En 1930, el filósofo español José Ortega y Gasset, en una de sus obras más conocidas y polémicas, ‘La rebelión de las masas’, anunciaba el advenimiento y el triunfo del hombre vulgar. “El hombre vulgar -escribía-, antes dirigido, ha resuelto gobernar el mundo”. Este hombre vulgar (al que llamaba también hombre-masa, hombre mediocre o señorito satisfecho) es un producto de la civilización actual: del crecimiento económico, del bienestar y de las comodidades, del desarrollo técnico y científico, de una libertad más amplia y de la destrucción de la mayoría de las barreras sociales. No encuentra límites a la expansión de su existencia y tiene conciencia de que “todos los hombres son legalmente iguales”. Está convencido de que ha llegado el momento de su dominio. Lo característico de nuestra época no es que “el vulgar crea que es sobresaliente y no vulgar, sino que el vulgar proclame e imponga el derecho de la vulgaridad, o la vulgaridad como un derecho”.
El hombre vulgar de nuestros días tiene la estructura sicológica del niño mimado. Los privilegios que le brinda la sociedad le parecen normales. Merecidos. No acepta la existencia de límites y llega a convencerse de “que todo le está permitido y a nada está obligado”. No se exige nada y se siente soberano. No le preocupa más que su bienestar personal. No cuenta con los demás y es incapaz de reconocer la existencia de instancias superiores. Anula toda posibilidad de convivencia civilizada. Está vitalmente satisfecho de ser como es y vive encantado consigo mismo. Nunca duda de su propia plenitud: más aún, se siente perfecto. “Ingenuamente, sin necesidad de ser vano, como lo más natural del mundo tenderá a afirmar y dar por bueno todo cuanto en sí halla: opiniones, apetitos, preferencias o gustos”.
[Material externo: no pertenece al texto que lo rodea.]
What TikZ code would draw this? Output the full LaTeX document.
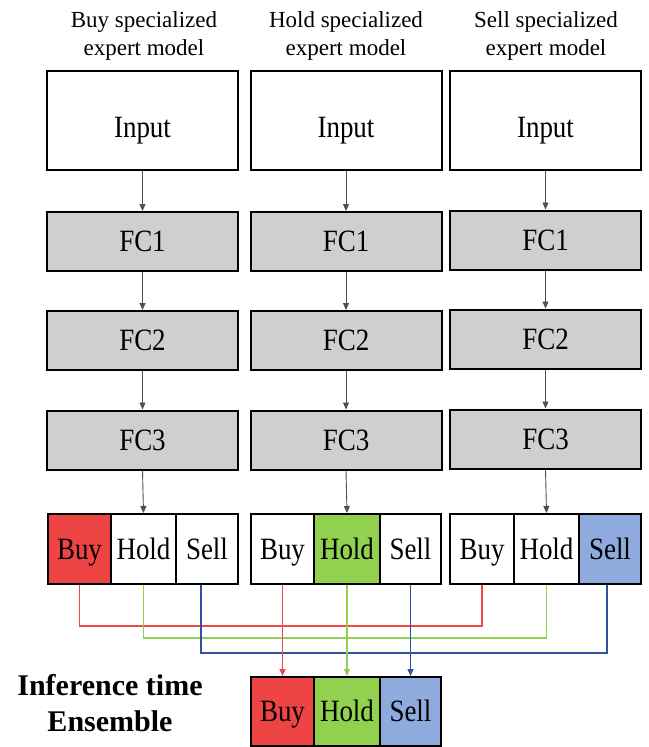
\documentclass[tikz,border=0pt]{standalone}
\usepackage{fontspec}
\setmainfont{Liberation Serif}
\newfontfamily\boxfont[FakeStretch=0.87]{Liberation Serif}
\usetikzlibrary{arrows.meta}
\definecolor{boxgray}{HTML}{D0CECE}
\definecolor{cred}{HTML}{EE4444}
\definecolor{cgreen}{HTML}{92D050}
\definecolor{cblue}{HTML}{8FAADC}
\definecolor{lred}{HTML}{F04848}
\definecolor{lgreen}{HTML}{92D050}
\definecolor{lblue}{HTML}{2E54A1}
\definecolor{arrgray}{HTML}{505050}
\tikzset{
  boxbase/.style={draw=black, line width=2bp, inner sep=0pt, text height=20bp, text depth=0bp,
    font=\boxfont\fontsize{31bp}{36bp}\selectfont},
  inbox/.style={boxbase, fill=white, minimum width=191bp, minimum height=99bp, text height=34bp},
  fcbox/.style={boxbase, fill=boxgray, minimum width=191bp, minimum height=59bp},
  cellbox/.style={boxbase, minimum height=70bp},
  titletext/.style={align=center, inner sep=0pt, font=\fontsize{23bp}{28bp}\selectfont},
  flow/.style={draw=arrgray, line width=0.9bp, -{Triangle[width=6bp,length=7bp]}},
  cline/.style={line width=1.3bp},
  carrow/.style={line width=1.3bp, -{Triangle[width=6bp,length=7bp]}}
}
\begin{document}
\begin{tikzpicture}[x=1bp,y=-1bp]
\useasboundingbox (0,0) rectangle (649,747);
\fill[white] (0,0) rectangle (649,747);

% titles
\node[titletext] (t1) at (144,36) {Buy specialized\\expert model};
\node[titletext] (t2) at (346,36) {Hold specialized\\expert model};
\node[titletext] (t3) at (546,36) {Sell specialized\\expert model};

% input boxes
\node[inbox] (in1) at (142.5,120.5) {Input};
\node[inbox] (in2) at (346,120.5) {Input};
\node[inbox] (in3) at (545.5,120.5) {Input};

% FC layers
\node[fcbox] (fa1) at (142.5,241.5) {FC1};
\node[fcbox] (fb1) at (142.5,340.5) {FC2};
\node[fcbox] (fc1) at (142.5,440) {FC3};
\node[fcbox] (fa2) at (346,241.5) {FC1};
\node[fcbox] (fb2) at (346,340.5) {FC2};
\node[fcbox] (fc2) at (346,440) {FC3};
\node[fcbox] (fa3) at (545.5,240) {FC1};
\node[fcbox] (fb3) at (545.5,339) {FC2};
\node[fcbox] (fc3) at (545.5,439) {FC3};

% output rows
\node[cellbox, fill=cred,  minimum width=63bp] (o1b) at (79.5,549) {Buy};
\node[cellbox, fill=white, minimum width=65bp] (o1h) at (143.5,549) {Hold};
\node[cellbox, fill=white, minimum width=62bp] (o1s) at (207,549) {Sell};
\node[cellbox, fill=white, minimum width=63bp] (o2b) at (282.5,549) {Buy};
\node[cellbox, fill=cgreen, minimum width=66bp] (o2h) at (347,549) {Hold};
\node[cellbox, fill=white, minimum width=61bp] (o2s) at (410.5,549) {Sell};
\node[cellbox, fill=white, minimum width=64bp] (o3b) at (482,549) {Buy};
\node[cellbox, fill=white, minimum width=65bp] (o3h) at (546.5,549) {Hold};
\node[cellbox, fill=cblue, minimum width=62bp] (o3s) at (610,549) {Sell};

% ensemble
\node[cellbox, fill=cred,   minimum width=63bp, minimum height=69bp] (eb) at (282.5,711.5) {Buy};
\node[cellbox, fill=cgreen, minimum width=66bp, minimum height=69bp] (eh) at (347,711.5) {Hold};
\node[cellbox, fill=cblue,  minimum width=61bp, minimum height=69bp] (es) at (410.5,711.5) {Sell};

\node[align=center, inner sep=0pt, font=\fontsize{30bp}{36bp}\selectfont\bfseries] (ens) at (110,703) {Inference time\\Ensemble};

% gray flow arrows
\draw[flow] (in1.south) -- (fa1.north);
\draw[flow] (fa1.south) -- (fb1.north);
\draw[flow] (fb1.south) -- (fc1.north);
\draw[flow] (fc1.south) -- (o1h.north);
\draw[flow] (in2.south) -- (fa2.north);
\draw[flow] (fa2.south) -- (fb2.north);
\draw[flow] (fb2.south) -- (fc2.north);
\draw[flow] (fc2.south) -- (o2h.north);
\draw[flow] (in3.south) -- (fa3.north);
\draw[flow] (fa3.south) -- (fb3.north);
\draw[flow] (fb3.south) -- (fc3.north);
\draw[flow] (fc3.south) -- (o3h.north);

% coloured connectors
\coordinate (yr) at (0,626);
\coordinate (yg) at (0,638);
\coordinate (yb) at (0,653);
\draw[cline, lred] (o1b.south) -- (o1b.south |- yr) -- (o3b.south |- yr) -- (o3b.south);
\draw[cline, lgreen] (o1h.south) -- (o1h.south |- yg) -- (o3h.south |- yg) -- (o3h.south);
\draw[cline, lblue] ([xshift=-6bp]o1s.south) -- ([xshift=-6bp]o1s.south |- yb) -- ([xshift=-3bp]o3s.south |- yb) -- ([xshift=-3bp]o3s.south);
\draw[carrow, lred] (o2b.south) -- (eb.north);
\draw[carrow, lgreen] (o2h.south) -- (eh.north);
\draw[carrow, lblue] (o2s.south) -- (es.north);
\end{tikzpicture}
\end{document}
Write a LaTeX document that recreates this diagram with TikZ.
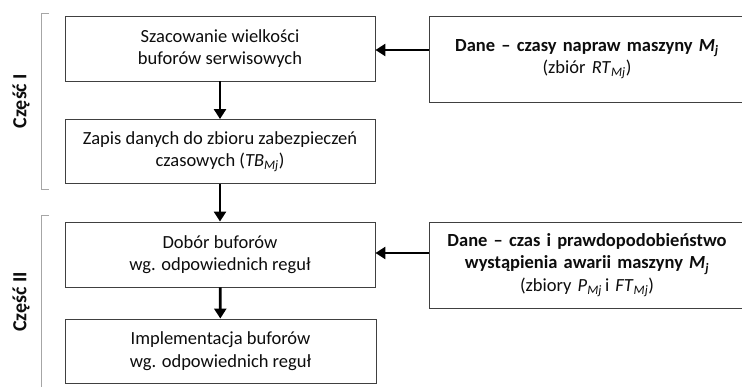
\documentclass[tikz,border=0pt]{standalone}
\usepackage{fontspec}
\setmainfont{Carlito}
\usetikzlibrary{arrows.meta}
\begin{document}
\begin{tikzpicture}[x=1pt,y=-1pt,
  txt/.style={font=\fontsize{18.5}{22.5}\selectfont, text=black!95, align=center},
  stepbox/.style={draw=black!75, line width=0.9pt, rectangle, inner sep=0pt, txt},
  flow/.style={line width=2.8pt, -{Triangle[length=10pt,width=12pt]}},
  part/.style={draw=black!35, line width=0.9pt},
  partlabel/.style={font=\fontsize{20}{22}\selectfont\bfseries, text=black!95, rotate=90}]
  \useasboundingbox (0,0) rectangle (742,387);
  \fill[white] (0,0) rectangle (742,387);
  \clip (0,0) rectangle (742,387);

  % main flow
  \node[stepbox, minimum width=310pt, minimum height=65pt] (b1) at (220,48.5)
    {Szacowanie wielkości\\buforów serwisowych};
  \node[stepbox, minimum width=310pt, minimum height=64pt] (b2) at (220,151.5)
    {Zapis danych do zbioru zabezpieczeń\\czasowych (\textit{TB}\textsubscript{\textit{Mj}})};
  \node[stepbox, minimum width=310pt, minimum height=65pt] (b3) at (220,254.5)
    {Dobór buforów\\wg. odpowiednich reguł};
  \node[stepbox, minimum width=311pt, minimum height=64pt] (b4) at (220.5,351)
    {Implementacja buforów\\wg. odpowiednich reguł};

  % input data
  \node[stepbox, minimum width=316pt, minimum height=86pt, text width=300pt] (r1) at (587,59)
    {\textbf{Dane -- czasy napraw maszyny \textit{M\textsubscript{j}}}\\(zbiór \textit{RT}\textsubscript{\textit{Mj}})};
  \node[stepbox, minimum width=316pt, minimum height=86pt, text width=300pt] (r2) at (587,265)
    {\textbf{Dane -- czas i prawdopodobieństwo}\\\textbf{wystąpienia awarii maszyny \textit{M\textsubscript{j}}}\\(zbiory \textit{P}\textsubscript{\textit{Mj}}\,i \textit{FT}\textsubscript{\textit{Mj}})};

  % connectors
  \draw[flow] (b1) -- (b2);
  \draw[flow] (b2) -- (b3);
  \draw[flow] (b3) -- (b4);
  \draw[flow] (r1.west |- 0,50) -- (b1.east |- 0,50);
  \draw[flow] (r2.west |- 0,253) -- (b3.east |- 0,253);

  % part brackets
  \draw[part] (49,13) -- (41,13) -- (41,189) -- (49,189);
  \draw[part] (49,215) -- (41,215) -- (41,390);
  \node[partlabel] (p1) at (21,101) {Część I};
  \node[partlabel] (p2) at (21,302) {Część II};
\end{tikzpicture}
\end{document}
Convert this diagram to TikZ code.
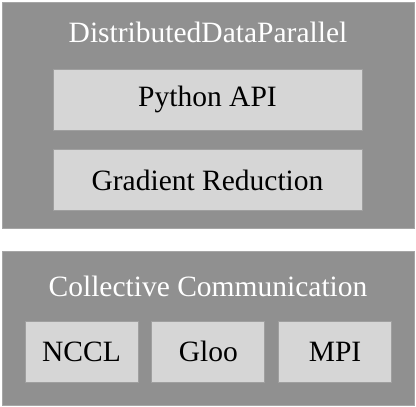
\documentclass[tikz,border=0pt]{standalone}
\usepackage{fontspec}
\setmainfont{Liberation Serif}
\usetikzlibrary{positioning}
\definecolor{layergray}{HTML}{909090}
\definecolor{blockgray}{HTML}{D6D6D6}
\tikzstyle{layer} = [rectangle, minimum width=412pt, draw=gray!70, line width=0.8pt, fill=layergray, inner sep=0pt]
\tikzstyle{block} = [rectangle, minimum height=61pt, text centered, draw=gray!75, line width=0.8pt, fill=blockgray, font=\fontsize{29.5}{32}\selectfont]
\tikzstyle{caption} = [text=white, font=\fontsize{29.5}{32}\selectfont]

\begin{document}
\begin{tikzpicture}[x=1pt, y=-1pt]
    \useasboundingbox (0,0) rectangle (416,407);
    \node (ddp) [layer, minimum height=226pt] at (208,115) {};
    \node (comm) [layer, minimum height=154pt] at (208,328) {};
    \node (ddptitle) [caption] at (208,32) {DistributedDataParallel};
    \node (commtitle) [caption] at (208,286) {Collective Communication};

    \node (python) [block, minimum width=309pt] at (207.5,99.5) {Python API};
    \node (gradient) [block, minimum width=309pt, below=19pt of python] {Gradient Reduction};

    \node (nccl) [block, minimum width=113pt] at (81.5,351.5) {NCCL};
    \node (gloo) [block, minimum width=113pt, right=13pt of nccl] {Gloo};
    \node (mpi) [block, minimum width=113pt, right=13pt of gloo] {MPI};
\end{tikzpicture}
\end{document}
La convicción de su perfección lleva al hombre vulgar a cerrarse en sí mismo, a no contar con los demás y a desechar las opiniones ajenas. No tiene predisposición para escuchar, para dialogar, para intercambiar criterios, para comprender. Es un “tipo de hombre que no quiere dar razones ni quiere tener razón, sino, sencillamente, se muestra resuelto a imponer sus opiniones. He aquí lo nuevo: el derecho a no tener razón, la razón de la sinrazón”. No busca hacer reflexionar ni pretende convencer. Carece de elasticidad intelectual y padece de esclerosis moral. “Ha venido a la vida para hacer lo que le dé la gana”. Interviene en todo “imponiendo su vulgar opinión, sin miramientos, contemplaciones, trámites ni reservas…” La incapacidad radical para admitir las divergencias y el afán de ejercer un predominio total lo conducen inexorablemente al desconocimiento y la desautorización de quienes no forman parte de su círculo íntimo, a la creación de enfrentamientos y conflictos y, como instancia final, a la utilización de la violencia.